Do you sometimes put too much stock in what others say? Spend too much time worrying what other think? These are the two foremost traits of the dreaded internal editor. They are deadly to the pursuit of a writing career.

I’ll be the first one to say we all need a little help from our friends. Critique partners, mentors, like minded aspiring writers, Beta readers, and of course the professional editor whom we hire to help us make our work …better. That is the end goal, a story that is just better. and that’s a good thing, right?

But there sometimes is just too much of a good thing. So we have to know when to say no.

You know you can do it.  Say it with me now. I appreciate your input, I honestly value the time and thought you gave to this, but I just don’t agree. But make sure you know the reason why you don’t agree and that the reason is justified.

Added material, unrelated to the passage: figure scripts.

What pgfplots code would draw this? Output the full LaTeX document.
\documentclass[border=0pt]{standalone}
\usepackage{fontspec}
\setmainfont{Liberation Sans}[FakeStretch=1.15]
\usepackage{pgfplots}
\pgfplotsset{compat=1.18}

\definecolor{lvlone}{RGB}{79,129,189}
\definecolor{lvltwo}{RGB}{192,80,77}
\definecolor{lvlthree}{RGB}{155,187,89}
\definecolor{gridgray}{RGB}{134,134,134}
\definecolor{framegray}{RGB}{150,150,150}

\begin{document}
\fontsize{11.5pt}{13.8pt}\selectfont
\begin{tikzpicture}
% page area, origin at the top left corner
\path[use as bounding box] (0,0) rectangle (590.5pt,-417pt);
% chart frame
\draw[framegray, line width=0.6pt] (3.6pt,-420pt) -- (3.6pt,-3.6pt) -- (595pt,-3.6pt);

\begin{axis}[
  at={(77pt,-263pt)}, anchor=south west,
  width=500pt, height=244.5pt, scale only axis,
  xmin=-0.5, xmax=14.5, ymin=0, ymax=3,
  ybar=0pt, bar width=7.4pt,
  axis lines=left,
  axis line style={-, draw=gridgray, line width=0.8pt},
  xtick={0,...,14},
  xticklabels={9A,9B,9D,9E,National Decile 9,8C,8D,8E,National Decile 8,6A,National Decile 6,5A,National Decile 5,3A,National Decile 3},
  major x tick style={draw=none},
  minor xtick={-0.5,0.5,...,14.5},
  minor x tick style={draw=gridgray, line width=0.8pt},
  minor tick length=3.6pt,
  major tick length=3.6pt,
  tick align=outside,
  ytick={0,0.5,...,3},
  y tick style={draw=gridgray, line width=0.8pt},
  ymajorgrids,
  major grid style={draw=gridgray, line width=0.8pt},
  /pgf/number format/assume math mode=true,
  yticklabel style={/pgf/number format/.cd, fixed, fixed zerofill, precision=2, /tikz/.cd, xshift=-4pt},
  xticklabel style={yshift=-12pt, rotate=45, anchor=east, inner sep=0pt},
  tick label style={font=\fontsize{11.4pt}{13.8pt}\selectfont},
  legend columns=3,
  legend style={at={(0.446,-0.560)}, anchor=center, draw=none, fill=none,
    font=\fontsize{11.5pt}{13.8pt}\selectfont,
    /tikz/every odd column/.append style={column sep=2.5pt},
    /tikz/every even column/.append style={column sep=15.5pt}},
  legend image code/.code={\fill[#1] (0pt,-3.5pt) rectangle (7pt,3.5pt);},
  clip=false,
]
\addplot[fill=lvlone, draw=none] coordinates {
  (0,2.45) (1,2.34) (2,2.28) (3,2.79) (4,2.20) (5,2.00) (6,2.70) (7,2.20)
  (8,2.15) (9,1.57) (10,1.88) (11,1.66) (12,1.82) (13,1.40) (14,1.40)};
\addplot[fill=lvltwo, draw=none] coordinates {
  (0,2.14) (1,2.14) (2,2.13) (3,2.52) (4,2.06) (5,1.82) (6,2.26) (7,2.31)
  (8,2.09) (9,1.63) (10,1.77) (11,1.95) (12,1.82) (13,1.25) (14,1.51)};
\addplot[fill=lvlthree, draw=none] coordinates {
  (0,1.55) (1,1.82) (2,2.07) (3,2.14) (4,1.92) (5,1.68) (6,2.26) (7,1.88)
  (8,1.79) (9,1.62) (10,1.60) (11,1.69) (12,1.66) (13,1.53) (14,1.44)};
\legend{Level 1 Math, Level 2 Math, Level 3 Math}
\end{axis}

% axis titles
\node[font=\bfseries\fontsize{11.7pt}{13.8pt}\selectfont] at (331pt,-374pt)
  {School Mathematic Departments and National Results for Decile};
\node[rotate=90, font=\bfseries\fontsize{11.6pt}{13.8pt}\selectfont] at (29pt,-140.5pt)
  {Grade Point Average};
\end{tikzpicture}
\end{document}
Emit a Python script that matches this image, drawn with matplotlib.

Anyone can correct my grammar. Almost everyone does, because sometimes it’s necessary. I have a thought, and not being the best typist, it goes down hard and fast. Mostly hard, and often incorrect. In spite of that, I sometimes don’t take well-meant advice if I feel it interferes with “voice”.

You are always allowed to say no, even though many times you shouldn’t.  There are those writers who come seeking advice and encouragement who want you to approve their choices. And that is not always possible. When the writer refuses to listen to the reason for changes, they don’t approach– and are certainly not receptive to– improving their writing.

The opinion most authors have of aspiring writers who fail to follow advice is often quite low. If you don’t understand the reason for the suggested changes, ask. Listen carefully, sometimes it is simply a matter of structure or placement, not big changes in the grand scheme of things.